It often takes one landmark decision for people to start rallying around a certain issue.
For example, it was last summer when the Supreme Court ruled that same-sex marriage is a Constitutional right, effectively legalizing it and thus ordering all states to acknowledge gay couples who request marriage licenses (although, don’t tell that to one deplorable Kentucky clerk).
On the eve of that decision, and in the days following, people were voicing their overwhelming support for same-sex couples, even going as far to overlay their Facebook pictures with the colors associated with gay pride.
I’m not saying that most people never cared about the issue before the Supreme Court ruling, but it shows it takes a major event to really galvanize the average person into advocacy.
Although if you ask any homosexual in America, they’ll tell you that there’s still a long way to go until they truly are on equal footing under the law.
And now, as we approach the summer of 2016, eyes are turning towards another group of people who, while gradually gaining more and more support, still face severe oppression in our country: transgenders.

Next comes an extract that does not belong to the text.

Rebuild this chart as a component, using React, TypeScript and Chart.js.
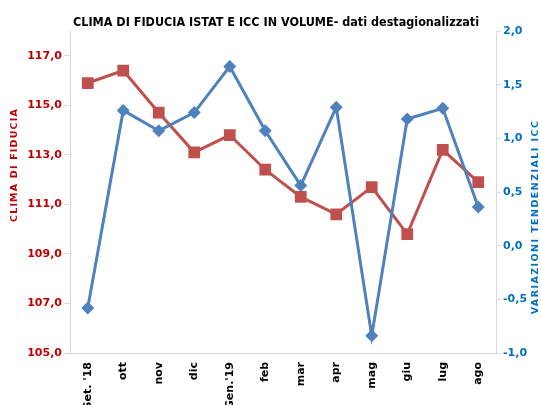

The story of Einar Wegener, dramatized in the recent film The Danish Girl, shows us that people have been surgically altering their bodies for 100 years to switch genders, and yet, it’s not until now that they’re really being accepted into the mainstream. There is estimated to be about 700,000 transgenders in the U.S., or 0.3 percent of the adult population.
While there’s no major Supreme Court ruling upcoming regarding transgenders, people forget that there are lots of decisions made on the local and state level that set early precedents and can create significant burdens on the lives of many people.
Which is what made what happened in South Dakota earlier this week that much more encouraging.
Many states right now are crafting legislation to disallow transgenders, and particularly transgender youths, from being able to use the bathroom of the gender that they identify with. In South Dakota, the first such bill was passed by the state’s Republican-majority Senate and House and sent to the governor for approval.
After a week’s worth of deliberation, Republican Governor Dennis Daugaard vetoed it, citing that it did “not address any pressing issue” facing the state, and could cause legal problems moving forward, since it would contradict the Obama administration’s interpretation of Title IX.
Anyway, this was really important because it’s the first major decision of its kind. Had it been passed, it might have streamlined similar laws in other states. Which can still happen, by the way, but at least there is now a standard that has been set.
So if you’re fan of equality, and would like to see the privileges our nation offers applied to everyone, you may want to start following this issue now, long before it ever becomes a Supreme Court case.
Indeed, for transgenders, the battle has just begun. In that same state, the South Dakota House recently passed a bill that would restrict transgender students’ participation in high school sports.